Japanese games: SoM 1 was Final Fantasy Adventure on gameboy. (Seiken Densetsu 1 over in Japan.) SoM2, or SD3, is totally awesome, but it's not ever going to be re-released - I don't think Square would do that just for US markets.

Soul Blazer 2 was indeed Illusion of Gaia (I think on the British version it actually says "Soul Blazer 2: Illusion of Gaia" on the title screen. Soul Blazer 3, if you could call it that, is "Terranigma" - and that game is really good. They all got released by Enix in Europe, and we didn't get Terranigma in the US. Hope that helps some.

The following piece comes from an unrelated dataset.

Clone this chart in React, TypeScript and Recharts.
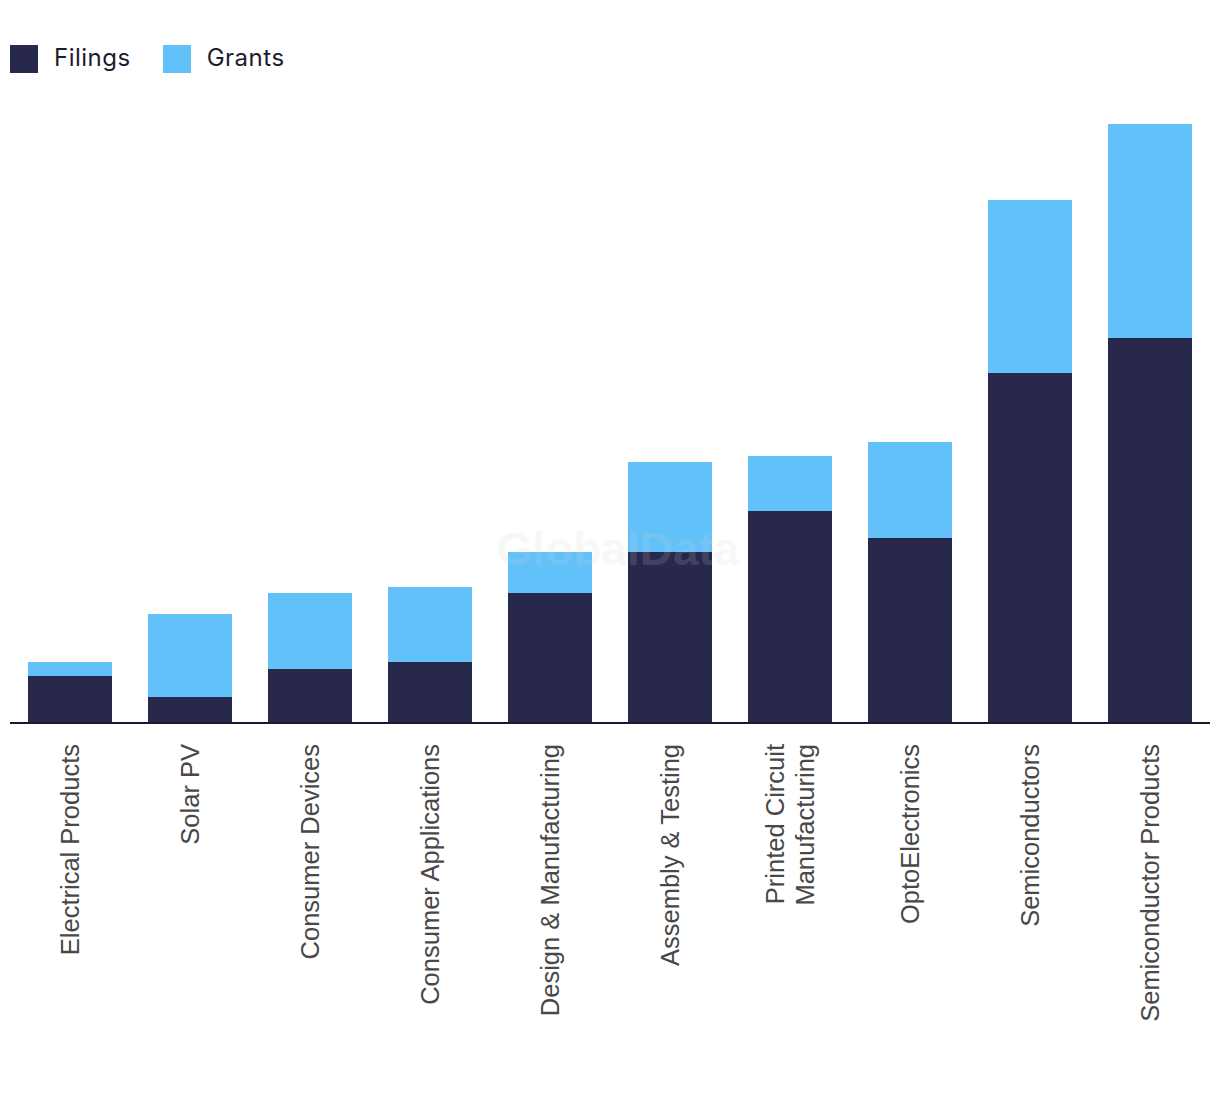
import React from 'react';
import { BarChart, Bar, XAxis, YAxis } from 'recharts';

const categories = [
  'Electrical Products',
  'Solar PV',
  'Consumer Devices',
  'Consumer Applications',
  'Design & Manufacturing',
  'Assembly & Testing',
  'Printed Circuit Manufacturing',
  'OptoElectronics',
  'Semiconductors',
  'Semiconductor Products',
];
const filings = [47, 26, 54, 61, 130, 171, 212, 185, 350, 385];
const grants = [14, 83, 76, 75, 41, 90, 55, 96, 173, 214];

const DARK = '#27284b';
const LIGHT = '#62c1f9';

const data = categories.map((name, i) => ({ name, filings: filings[i], grants: grants[i] }));

// split long labels in two lines where the original does
const wrapLabel = (s: string): string[] =>
  s === 'Printed Circuit Manufacturing' ? ['Printed Circuit', 'Manufacturing'] : [s];

const CategoryTick = (props: any) => {
  const { x, y, payload } = props;
  const lines = wrapLabel(payload.value);
  const lh = 30;
  const off = -((lines.length - 1) * lh) / 2;
  return (
    <g transform={`translate(${x},${y + 13})`}>
      {lines.map((l, i) => (
        <text
          key={i}
          transform={`translate(${off + i * lh},0) rotate(-90)`}
          textAnchor="end"
          dominantBaseline="central"
          fontSize={25.5}
          fill="#484848"
          fontFamily="'Liberation Sans', Arial, sans-serif"
        >
          {l}
        </text>
      ))}
    </g>
  );
};

const LegendItem = ({ color, label }: { color: string; label: string }) => (
  <div style={{ display: 'flex', alignItems: 'center', marginRight: 32 }}>
    <div style={{ width: 28, height: 28, background: color, marginRight: 16 }} />
    <span style={{ fontSize: 24, color: '#1c1c30', fontFamily: 'Inter, sans-serif', letterSpacing: 0.5, lineHeight: '28px', marginTop: -3 }}>
      {label}
    </span>
  </div>
);

export default function App() {
  return (
    <div style={{ position: 'relative', width: 1204, height: 1078, background: '#fff' }}>
      <div style={{ position: 'absolute', left: 2, top: 37, display: 'flex' }}>
        <LegendItem color={DARK} label="Filings" />
        <LegendItem color={LIGHT} label="Grants" />
      </div>
      <BarChart
        width={1204}
        height={1078}
        data={data}
        margin={{ top: 115, right: 2, bottom: 0, left: 2 }}
        barCategoryGap="15%"
      >
        <YAxis hide domain={[0, 600]} />
        <XAxis
          dataKey="name"
          interval={0}
          height={363}
          tickLine={false}
          axisLine={{ stroke: '#1a1a2e', strokeWidth: 2 }}
          tick={<CategoryTick />}
        />
        <Bar dataKey="filings" stackId="a" fill={DARK} isAnimationActive={false} />
        <Bar dataKey="grants" stackId="a" fill={LIGHT} isAnimationActive={false} />
      </BarChart>
      <div
        style={{
          position: 'absolute',
          left: 470,
          top: 514,
          width: 280,
          textAlign: 'center',
          fontSize: 46,
          fontWeight: 700,
          fontFamily: "'Liberation Sans', Arial, sans-serif",
          color: 'rgba(210,210,215,0.18)',
          pointerEvents: 'none',
        }}
      >
        GlobalData
      </div>
    </div>
  );
}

-Matt "talk like caveman when tired" Hanyok

I was wondering if you've ever played Terranigma. It never came out in the US, much to my dismay. I finally got a chance to play it and I was blown away by it. The graphics once you are outside the original town are wonderful! If you look at the top of the screen, you see the world reflected in a dome! It scrolls along with you! It's just beautiful. It's also pretty tough. I'm not more than three hours into the game and I already have to go dungeon-hopping . . . er, dungeon-crawling . . . through levels I've already beaten. In other words . . . I'm stuck, and can't find the solution . . . oh well. It'll eventually come to me (or I'll come to it, whichever happens first . . . ). I'd say the graphics alone on this game would probably beat FFVII, just for the sheer intricateness (is that a word? It sounds like one. . . ) created from all the details. I told you, it's beautiful. And I just love RPGs where you control one person who goes dungeon crawling and gains levels through real-time fighting. That's the best!


Joshua: Here's some information for William Burns specifically, and anyone else who wonders about these classic games, and a letter about Soul Blazer 3, a.k.a. Terranigma

By the way Kain, if rappers can make up words, so can you. And hitherto, I dub thee Ellipsis Knight, Defender of the Parenthetical!

Scattered Thoughts: I need a nap. Have a wonderful, wonderful day!